Tuesday 7 February 2012

Getting law firm fee budgets right

Today I reviewed the performance of an Australian client firm for the first half-year to December 31 2011...

They are showing surplus fees generated over budget, but it's a classic case of apparent "success" obscuring a big profitability failing at serious cost to the principals...

The budgets have been set without proper regard to the fundamentals and careful planning...making them easy to achieve by principals doing too much billing themselves.

Budgets for employed lawyers are low...and budgets for paralegals and secretarial support are non-existent...


Far from being in a healthy place after the first six months, the firm is about $600,000 behind where it's capable of being...and that additional revenue would all be increased profit....about $120,000 a principal extra profit for the half-year.

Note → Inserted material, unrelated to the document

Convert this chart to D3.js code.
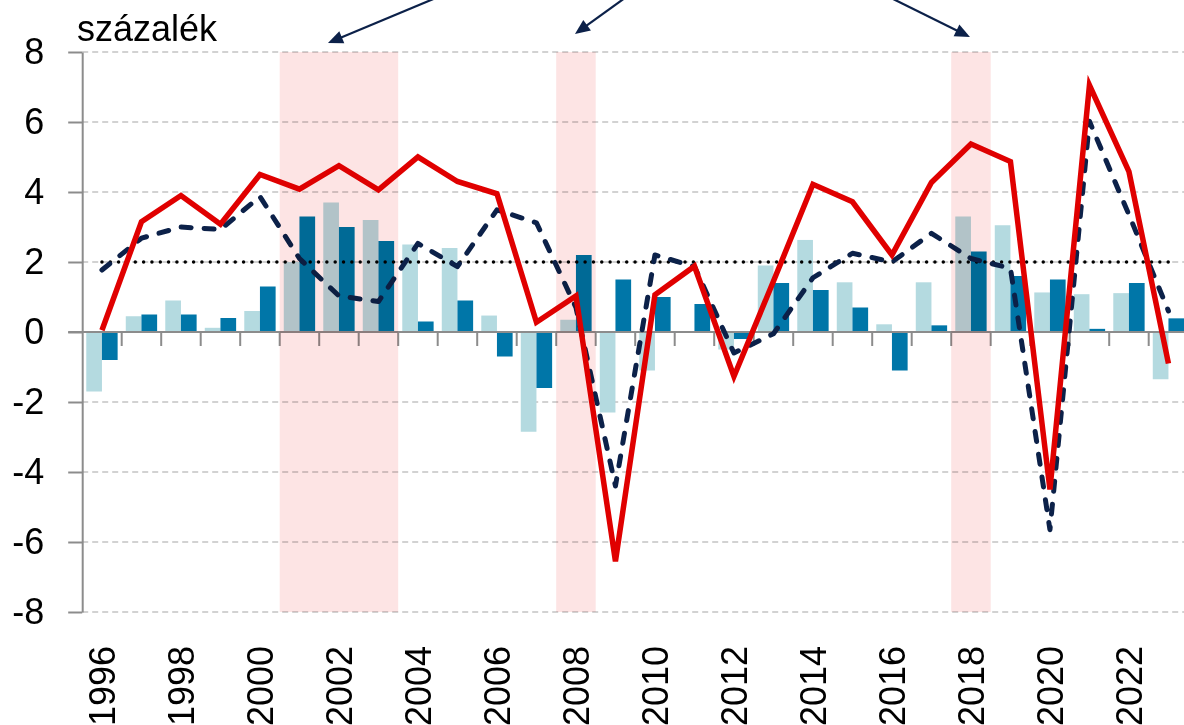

That sort of additional profit can make a very big difference to financial health and to partner morale and lifestyle...it buys some good holidays and school fees for a start.

As usual, when there are issues like this in a firm they show up elsewhere too...and Debtors are again the usual culprit...

Comparing actual average age of Debtors to the target age ranges for the types of work involved, the firm has nearly $200,000 per principal unnecessarily tied up in Debtors.

Some sound engagement management and better credit control follow up would inject this cash back into the firm.

If the firm can lift it's game on profitability, and no reason why it shouldn't be able to like so many other KMS clients, the principals will certainly not want the extra profit simply translated into more capital tied up in Debtors! That would create the age-old scenario of higher tax and less cash to pay it with.

The good news is that it's all very fixable if they are determined to be excellent.